Skip the pictures, please, and write out exactly the lines from the opening of the data through the line containing "plt.rcParams['font.family'] = ['Noto".

>>>

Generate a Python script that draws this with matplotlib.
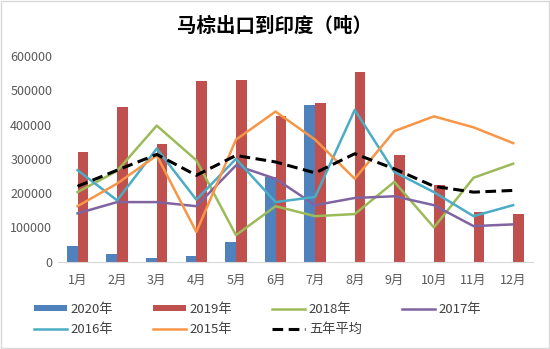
import numpy as np
import matplotlib
matplotlib.use("Agg")
import matplotlib.pyplot as plt
from matplotlib.patches import Rectangle

plt.rcParams['font.family'] = ['Noto Sans CJK SC', 'DejaVu Sans']

months = ['1月', '2月', '3月', '4月', '5月', '6月', '7月', '8月', '9月', '10月', '11月', '12月']
y2020 = [46500, 21500, 10700, 17400, 56400, 247000, 456000, 0, 0, 0, 0, 0]
y2019 = [320000, 452000, 343000, 526000, 530000, 426000, 463000, 552000, 312000, 223000, 144000, 139500]
y2018 = [203000, 265000, 397000, 296000, 77600, 162000, 133000, 139000, 233000, 100000, 245000, 286000]
y2017 = [141000, 174000, 174000, 162000, 281000, 242000, 165000, 186000, 191000, 165000, 104000, 109000]
y2016 = [267000, 179000, 330000, 181000, 300000, 174000, 189000, 443000, 262000, 203000, 133000, 165000]
y2015 = [162000, 228000, 310000, 87000, 356000, 438000, 356000, 242000, 381000, 424000, 392000, 346000]
avg5 = [220000, 267000, 313000, 252000, 310000, 291000, 259000, 315000, 271000, 220000, 203000, 208000]

fig = plt.figure(figsize=(5.5, 3.49), dpi=100)
fig.patches.append(Rectangle((0.002, 0.003), 0.996, 0.994, transform=fig.transFigure,
                             fill=False, edgecolor='#d9d9d9', linewidth=1))
ax = fig.add_axes([0.105, 0.25, 0.864, 0.5895])

x = np.arange(len(months))
w = 0.27
ax.bar(x - w / 2, y2020, width=w, color='#4F81BD', label='2020年', zorder=2)
ax.bar(x + w / 2, y2019, width=w, color='#C0504D', label='2019年', zorder=2)
ax.plot(x, y2018, color='#9BBB59', lw=1.8, label='2018年', zorder=3)
ax.plot(x, y2017, color='#8064A2', lw=1.8, label='2017年', zorder=3)
ax.plot(x, y2016, color='#4BACC6', lw=1.8, label='2016年', zorder=3)
ax.plot(x, y2015, color='#F79646', lw=1.8, label='2015年', zorder=3)
ax.plot(x, avg5, color='black', lw=2.2, ls=(0, (3.5, 1.8)), label='五年平均', zorder=4)

ax.set_xlim(-0.5, 11.5)
ax.set_ylim(0, 600000)
ax.set_yticks(np.arange(0, 600001, 100000))
ax.set_yticklabels([f'{v}' for v in range(0, 600001, 100000)])
ax.set_xticks(x)
ax.set_xticklabels(months)
for s in ['top', 'right', 'left']:
    ax.spines[s].set_visible(False)
ax.spines['bottom'].set_color('#d9d9d9')
ax.tick_params(axis='both', length=0, labelsize=9, labelcolor='#595959')
ax.tick_params(axis='y', pad=4)
ax.tick_params(axis='x', pad=9)

fig.text(0.5, 0.925, '马棕出口到印度（吨）', ha='center', va='center', fontsize=14, fontweight='bold')

h, l = ax.get_legend_handles_labels()
d = dict(zip(l, h))
order = ['2020年', '2016年', '2019年', '2015年', '2018年', '五年平均', '2017年']
fig.legend([d[k] for k in order], order, ncol=4, loc='center', bbox_to_anchor=(0.468, 0.085),
           frameon=False, fontsize=9.5, handlelength=2.5, handleheight=0.35, columnspacing=3.0,
           labelspacing=0.55, handletextpad=0.3, labelcolor='#404040')

fig.savefig('out.png', dpi=100)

<<<

» Worked solution:
Generate a Python script that draws this with matplotlib.
import numpy as np
import matplotlib
matplotlib.use("Agg")
import matplotlib.pyplot as plt
from matplotlib.patches import Rectangle

plt.rcParams['font.family'] = ['Noto Sans CJK SC', 'DejaVu Sans']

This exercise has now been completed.